The first term is also not technically a constant, but since the number of data point n is the same across all models, and we only care about the relative difference, we can indeed drop it.

1 Like

I think the order the variables appear inside the parenthesis is the confusing bit.

L(θ|x,y), a likelihood function, is not equal to p(θ|x,y), a posterior function. They are related by Bayes rule as you presented it, but I think that L(θ|x,y) is equal, the very same pdf, as p(y|θ,x).

I am assuming people wanted to write L() with θ as first argument, as this is the parameter that you would usually optimise for, as we did today, but still find it a bit confusing.

1 Like

oooh that is the convention! I see here: https://en.wikipedia.org/wiki/Likelihood_function

1 Like

this question came up in my pod today, and this thread is very helpful for understanding! is there any way I can link my students to this, or is it restricted to TAs?

1 Like

I don’t think there will be any objections to open up this thread also to students? @carsen.stringer Maybe Carsen can do it?

1 Like

i don’t see a way to :frowning: maybe next time the discussion can happen in the main forum? also then maybe you’ll get help from the people who’ve actually done the content :smiley: sorry I haven’t been more helpful

2 Likes

perhaps @kevinwli, as the original poster, can change the category? :octopus:

1 Like

I changed the sub-category, you can now:)

2 Likes

In tutorial 2 appendix, what is the stimulus likelihood function? How can x be decoded given y?

I found the answers
[ http://pillowlab.princeton.edu/teaching/statneuro2018/slides/slides07_encodingmodels.pdf ]

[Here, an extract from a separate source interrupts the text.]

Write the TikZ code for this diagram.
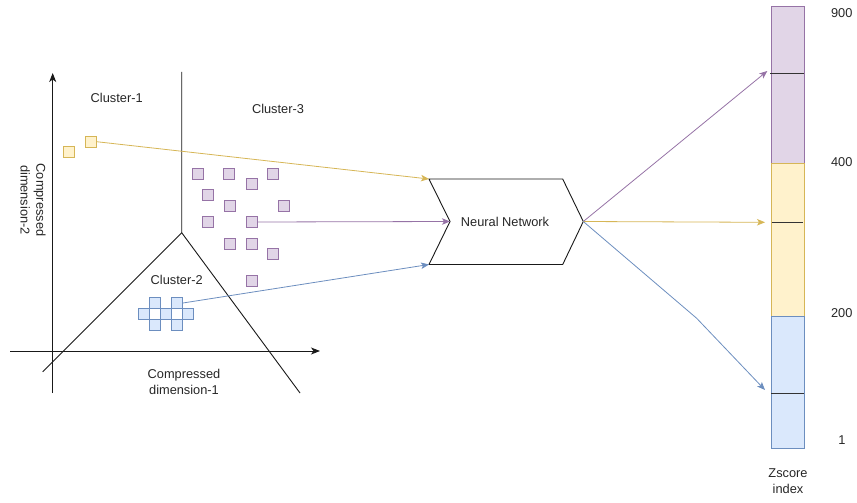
\documentclass[tikz,border=0pt]{standalone}
\usepackage{fontspec}
\setmainfont{Liberation Sans}
\usepackage{xcolor}
\usepackage{tikz}
\usetikzlibrary{arrows.meta}

\definecolor{gelbF}{HTML}{FFF2CC}
\definecolor{gelbR}{HTML}{D6B656}
\definecolor{lilaF}{HTML}{E1D5E7}
\definecolor{lilaR}{HTML}{9673A6}
\definecolor{blauF}{HTML}{DAE8FC}
\definecolor{blauR}{HTML}{6C8EBF}
\definecolor{strich}{HTML}{333333}

\begin{document}
\begin{tikzpicture}[x=1pt,y=-1pt,
  font=\fontsize{12.8}{15.8}\selectfont, text=black!85,
  pkt/.style={minimum size=11pt,inner sep=0pt,line width=0.8pt},
  gpkt/.style={pkt,draw=gelbR,fill=gelbF},
  lpkt/.style={pkt,draw=lilaR,fill=lilaF},
  bpkt/.style={pkt,draw=blauR,fill=blauF},
  pfeil/.style={line width=0.8pt,-{Stealth[length=8pt,width=6.5pt,inset=2pt]}},
  achse/.style={line width=0.9pt,draw=black!90,-{Stealth[length=9pt,width=7pt,inset=2.5pt]}}]

\useasboundingbox (0,0) rectangle (857,503);

\draw[achse] (52.7,393) -- (52.7,73);											% Achse dimension-2
\draw[achse] (10,351) -- (320,351);											% Achse dimension-1
\draw[line width=0.9pt,black!90] (181.7,72) -- (181.7,232.7) -- (42.7,371.7);	% Grenze Cluster-1
\draw[line width=0.9pt,black!90] (181.7,232.7) -- (300,393);					% Grenze Cluster-3

\node (c1) at (116.7,98) {Cluster-1};
\node (c3) at (278,109) {Cluster-3};
\node (c2) at (176.7,280) {Cluster-2};
\node[rotate=-90,align=center] (d2) at (33,200) {Compressed\\dimension-2};
\node[align=center] (d1) at (184,382) {Compressed\\dimension-1};

\node[gpkt] (g1) at (69,152) {};												% Cluster-1 Punkte
\node[gpkt] (g2) at (90.7,141.7) {};

\node[lpkt] (l1) at (197.7,174) {};											% Cluster-3 Punkte
\node[lpkt] (l2) at (229.3,174) {};
\node[lpkt] (l3) at (272.7,174) {};
\node[lpkt] (l4) at (251.7,184.3) {};
\node[lpkt] (l5) at (208.3,195) {};
\node[lpkt] (l6) at (230,205.7) {};
\node[lpkt] (l7) at (283.7,205.7) {};
\node[lpkt] (l8) at (208.3,222) {};
\node[lpkt] (l9) at (251.7,222) {};
\node[lpkt] (l10) at (230,243.7) {};
\node[lpkt] (l11) at (251.7,243.7) {};
\node[lpkt] (l12) at (272.7,254.3) {};
\node[lpkt] (l13) at (251.7,280.7) {};

\node[bpkt] (b1) at (155,303) {};												% Cluster-2 Punkte
\node[bpkt] (b2) at (144,314) {};
\node[bpkt] (b3) at (166,314) {};
\node[bpkt] (b4) at (155,325) {};
\node[bpkt] (b5) at (177,303) {};
\node[bpkt] (b6) at (188,314) {};
\node[bpkt] (b7) at (177,325) {};

\coordinate (nnA) at (429,179);												% Neural Network Umriss
\coordinate (nnB) at (562.7,179);
\coordinate (nnT) at (583.3,221.5);
\coordinate (nnC) at (562.7,264.5);
\coordinate (nnD) at (429,264.5);
\coordinate (nnK) at (450,221.5);
\draw[line width=0.9pt,black!90] (nnA) -- (nnB) -- (nnT) -- (nnC) -- (nnD) -- (nnK) -- cycle;
\node (nn) at (505,221.5) {Neural Network};

\filldraw[draw=lilaR,fill=lilaF,line width=0.8pt] (771.7,6.7) rectangle (804.3,163.3);	% Zscore Balken
\filldraw[draw=gelbR,fill=gelbF,line width=0.8pt] (771.7,163.3) rectangle (804.3,316);
\filldraw[draw=blauR,fill=blauF,line width=0.8pt] (771.7,316) rectangle (804.3,448);
\draw[strich,line width=1pt] (770,73.3) -- (804.3,73.3);						% Markierungen
\draw[strich,line width=1pt] (771.7,222.3) -- (802.7,222.3);
\draw[strich,line width=1pt] (771,393.3) -- (804.3,393.3);
\coordinate (zl) at (767.3,71);
\coordinate (zg) at (765,222.3);
\coordinate (zk) at (696.7,318.3);
\coordinate (zb) at (765,390);

\node (s900) at (841.7,13) {900};
\node (s400) at (841.7,162.5) {400};
\node (s200) at (841.7,313) {200};
\node (s1) at (842,440) {1};
\node[align=center] (zi) at (788,481) {Zscore\\index};

\draw[pfeil,gelbR] (g2.east) -- (nnA);											% Pfeile in das Netz
\draw[pfeil,lilaR] (l9.east) -- (nnK);
\draw[pfeil,blauR] (b5.east) -- (nnD);

\draw[pfeil,lilaR] (nnT) -- (zl);												% Pfeile zum Balken
\draw[pfeil,gelbR] (nnT) -- (zg);
\draw[pfeil,blauR] (nnT) -- (zk) -- (zb);

\end{tikzpicture}
\end{document}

For the T2 Exercise 1 plot, the likelihood image won’t follow changes you make to sigma in the likelihood function. The plotting code uses its own likelihood calculation with sigma=1. You can set sigma in the plotting function.

We were confused why the plots stayed the same with different sigma!

What are the Frequentist and Bayesian frameworks mentioned in the W1D3 outro video? Dr. Wei mentions that MLE is from the frequentist framework. Maximum a posteriori (MAP) estimation is MLE with the addition of a prior probability term (prior*p(params|data). Does this mean that the Frequentist framework is subsumed by the Bayesian framework? Are there good resources for understanding these “competing” frameworks?

In a frequentist framework, the unknown parameter (let’s call it theta) is treated as a fixed, but unknown quantity. Since it’s fixed (deterministic), statement such as “theta falls in the confidence interval 95% of the time” doesn’t make any sense, because theta is either in the interval, or not. The probability in a frequentist framework comes from sampling: Imagine we repeat the experiment a few times (e.g., draw samples from a Gaussian) , the observation we get will be different each time, thus the MLE estimate and confidence interval will also jump around.

In a Bayesian framework, theta is a random variable (that’s why we can assign a prior distribution to it!), and you can freely use expression such as “the posterior distribution of theta”, or “theta has a 95% probability to be within interval…”.

I wouldn’t say one is subsumed or better/wrose than the other. There are contexts where one is more applicable (e.g., base rate neglact) though.

Hope this answers your question (at least a little bit) :smiley:

1 Like

That was helpful! Thank you for clarifying.